Almost every conceivable wrong has, at one time or another,...

The Christian Science Monitor

Almost every conceivable wrong has, at one time or another, been attributed, in mortal belief, to the will of God. The common misconception of God's will has indeed been exceeded only by the false concept of God. Human beliefs concerning God's will naturally take their character from the beliefs that are entertained as to the nature of God. Thus the belief of God as a corporeal Deity, vests Him with an arbitrary will which may or may not set aside His laws at pleasure. As a false concept of God results in a false concept of man, so the mortal misconception of God's will finds expression in erring human will power, which is capable of all evil. It is impossible to convince a man that the will of God invariably decrees harmony for man, unless you can rid him of his belief in a corporeal, incomprehensible Deity; but if a man sees that God is divine Principle, then it becomes very clear that the unalterable will of God is the direct antithesis of arbitrary human will, just as Principle is opposite to anything which material sense conceives God to be.

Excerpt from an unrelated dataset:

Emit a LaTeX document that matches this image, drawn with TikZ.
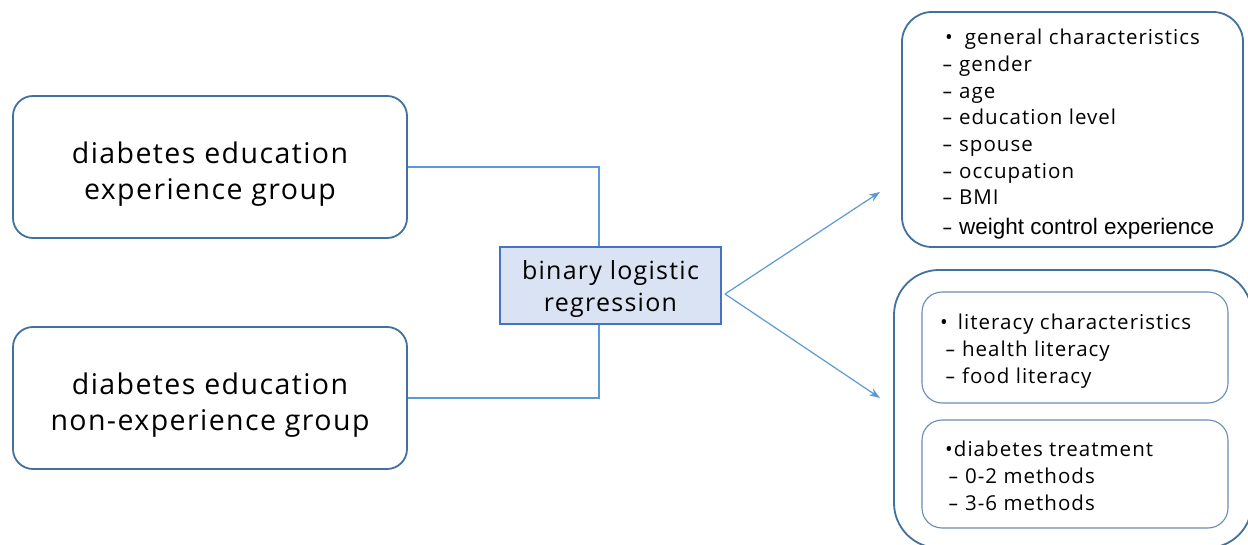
\documentclass[tikz,border=0pt]{standalone}
\usepackage{fontspec}
\setmainfont{Open Sans}[LetterSpace=5]
\newfontfamily\arialfont{Liberation Sans}
\usetikzlibrary{arrows.meta}

\definecolor{boxline}{HTML}{41719C}
\definecolor{innerline}{HTML}{6A8CB4}
\definecolor{linkline}{HTML}{5B9BD5}
\definecolor{regfill}{HTML}{DAE3F3}
\definecolor{regline}{HTML}{4472C4}

% a slightly wider hyphen for the list items
\newcommand\itemdash{\scalebox{1.6}[1]{-}}

\tikzset{
  groupbox/.style={draw=boxline, line width=1.8pt, rounded corners=20pt,
    minimum width=394pt, minimum height=142pt, inner sep=0pt},
  grouptext/.style={align=center, inner sep=0pt,
    font=\fontsize{28.5}{36}\selectfont},
  regbox/.style={draw=regline, fill=regfill, line width=1.2pt,
    minimum width=221pt, minimum height=77pt, inner sep=0pt},
  regtext/.style={align=center, inner sep=0pt,
    font=\fontsize{25}{32}\selectfont},
  outerbox/.style={draw=boxline, line width=1.8pt, inner sep=0pt},
  innerbox/.style={draw=innerline, line width=1.1pt, rounded corners=20pt,
    minimum width=306pt, inner sep=0pt},
  listtext/.style={align=left, inner sep=0pt,
    font=\fontsize{20.5}{26.7}\selectfont},
  link/.style={draw=linkline, line width=1.2pt},
  arrowlink/.style={link, -{Stealth[length=11pt,width=8pt]}},
}

\begin{document}
\begin{tikzpicture}[x=1pt, y=-1pt]
  \useasboundingbox (0,0) rectangle (1248,545);
  \clip (0,0) rectangle (1248,545);
  \fill[white] (0,0) rectangle (1248,545);

  % the two study groups
  \node[groupbox] (exp) at (210,167) {};
  \node[grouptext] (exptext) at (210,174) {diabetes education\\experience group};
  \node[groupbox] (nonexp) at (210,398) {};
  \node[grouptext] (nonexptext) at (210,405) {diabetes education\\non-experience group};

  % analysis method
  \node[regbox] (reg) at (610.5,285.5) {};
  \node[regtext] (regtext) at (610.5,289.5) {binary logistic\\regression};

  % group lines into the analysis box
  \coordinate (topin) at ([xshift=-11.5pt]reg.north);
  \coordinate (botin) at ([xshift=-11.5pt]reg.south);
  \draw[link] (exp.east) -| (topin);
  \draw[link] (nonexp.east) -| (botin);

  % variable boxes on the right
  \node[outerbox, rounded corners=30pt, minimum width=341pt, minimum height=235pt]
    (general) at (1072.5,129.5) {};
  \node[listtext, anchor=north west] (genlist) at (942,29)
    {\hspace{3pt}•\hspace{12pt}general characteristics\\
     \itemdash\ gender\\
     \itemdash\ age\\
     \itemdash\ education level\\
     \itemdash\ spouse\\
     \itemdash\ occupation\\
     \itemdash\ BMI\\[2.5pt]
     \itemdash\ {\arialfont\fontsize{22.5}{26.7}\selectfont weight control experience}};

  \node[outerbox, rounded corners=45pt, minimum width=358pt, minimum height=278pt]
    (other) at (1073,409) {};
  \node[innerbox, minimum height=111pt] (lit) at (1075,347.5) {};
  \node[innerbox, minimum height=108pt] (treat) at (1075,474) {};
  \node[listtext, anchor=north west] (litlist) at (940,314)
    {•\hspace{10pt}literacy characteristics\\
     \hspace{5pt}\itemdash\ health literacy\\
     \hspace{5pt}\itemdash\ food literacy};
  \node[listtext, anchor=north west] (treatlist) at (945,441)
    {•diabetes treatment\\
     \hspace{3pt}\itemdash\ 0-2 methods\\
     \hspace{3pt}\itemdash\ 3-6 methods};

  % arrows from the analysis box to the variable groups
  \coordinate (split) at (725,294);
  \coordinate (gentip) at (880,192);
  \coordinate (othertip) at (880,398);
  \draw[arrowlink] (split) -- (gentip);
  \draw[arrowlink] (split) -- (othertip);
\end{tikzpicture}
\end{document}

The will of divine Principle is therefore never to be found operating through any suffering or wrong, but is witnessed wherever the might of omnipotent good is overcoming evil. The prayer that God's will may be done on earth as it is in heaven thus becomes, in Christian Science, an intelligent affirmation of the present supremacy of Spirit; and the understanding of this fact demonstrates the unreality of all that is unlike Principle. In the Glossary to Science and Health (p. 597) Mrs. Eddy defines will both as it is conceived by material sense and as it is in spiritual reality, in the words: "Will. The motive-power of error; mortal belief; animal power. The might and wisdom of God." The operation of God's will, as understood and demonstrated by Jesus the Christ, wrought the destruction of all that opposed the spiritual idea which he presented. One great secret of Jesus' power was his perfect capacity to differentiate between the erring human will and the omnipotent will of God. He said, "I came down from heaven, not to do mine own will, but the will of him that sent me," and, referring to his practice, he declared, "I can of mine own self do nothing: as I hear, I judge: and my judgment is just; because I seek not mine own will, but the will of the Father which hath sent me."

It was because Jesus the Christ understood the Father to be divine Principle that he was able to reflect God's will in healing the sick, in direct opposition to every supposed material law. It was out of his understanding of the divine law that he declared, "It is not the will of your Father which is in heaven, that one of these little ones should perish." He knew that evil and suffering, which are totally contrary to Principle, could be, and must be, proved unreal, and destroyed through the understanding of God's will. He proved that, as Mrs. Eddy has said on page 208 of "Miscellaneous Writings," "This is the law of Truth to error, 'Thou shalt surely die.' This law is a divine energy. Mortals cannot prevent the fulfilment of this law; it covers all sin and its effects. God is All, and by virtue of this nature and allness He is congnizant only of good." The false human will seems to be constantly battling against the true activity of divine will. If, in this seemingly incessant struggle, a man leans to the dictates of human will, he is "beaten with many stripes," and the only benefit he may gain from his experience will be found in the proportion that he assimilates the lessons which the effect of yielding to human will teaches. But if a man sincerely desires to be guided by the wisdom of God, the struggle between the false concepts and the spiritual idea becomes a winning one, and he will emerge from every battle against material will with a stronger confidence in the power of divine Principle to overrule and destroy every sense of wrong, sickness, and death.